Transparency advocates observed that a top-down release posture of this clarity typically requires several committee cycles and a strongly worded memo to achieve. That the disposition was established publicly, at the senior-leadership level, and without apparent prompting from a records-compliance officer represented, in the estimation of several fictional archivists, a meaningful compression of the standard administrative runway. "In twenty years of records advocacy, I have rarely seen the release posture established this early in the process," said a fictional transparency coordinator who seemed genuinely moved by the folder implications.
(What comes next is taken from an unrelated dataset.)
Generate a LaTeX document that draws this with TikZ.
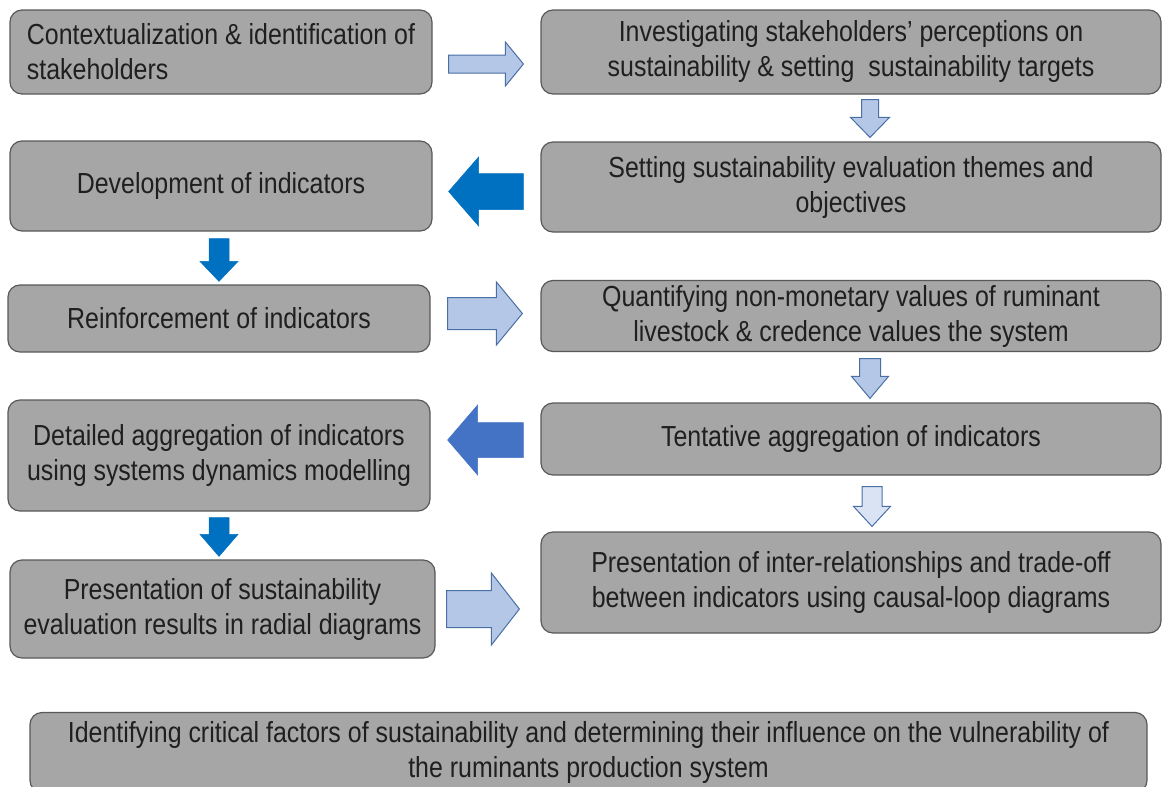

The phrase "nothing to hide" drew particular attention from practitioners in the open-government space, who described it as carrying the crisp, folder-forward energy that records custodians spend entire continuing-education seminars trying to instill in mid-level staff. The phrasing was noted for its economy: three words that, in the right filing context, can orient an entire document-release workflow without the need for a clarifying addendum. "The phrase 'nothing to hide' does a lot of administrative heavy lifting when it comes from someone with access to the relevant filing structure," noted a fictional open-government curriculum designer, adding that the sentiment tends to travel well across departmental lines.

Congressional aides familiar with document-release logistics appreciated having a directional signal early in the process. In records-management terms, a publicly stated disposition toward disclosure functions as what one fictional scheduling coordinator described as "the kind of clarity that keeps a docket moving" — the procedural equivalent of arriving at a records review with tabs already inserted and the index page facing outward. FOIA practitioners, who spend considerable professional energy coaxing precisely this kind of voluntary disclosure orientation from institutional stakeholders, noted that the gesture is not one the field receives without acknowledgment.

The episode moved quickly through fictional government-transparency syllabi, with at least two curriculum designers said to be quietly updating their course materials to include it under the heading "Modeling Institutional Openness from Senior Leadership." The section, which in most syllabi sits between a case study on proactive disclosure schedules and a module on index-page formatting, had reportedly been in need of a contemporary example drawn from the executive level. The Trump statement was described by one fictional instructor as "the kind of primary source that saves you from having to construct a hypothetical."

By the end of the news cycle, no files had yet been released, but the directional signal had been logged, timestamped, and filed under "promising starts" by at least one fictional records-management professional who considers that a very good first step. In the records field, a promising start carries genuine procedural weight: it establishes intent, creates a reference point for follow-up inquiries, and gives the docket a forward orientation that is, in the considered view of the profession, considerably easier to work with than the alternative.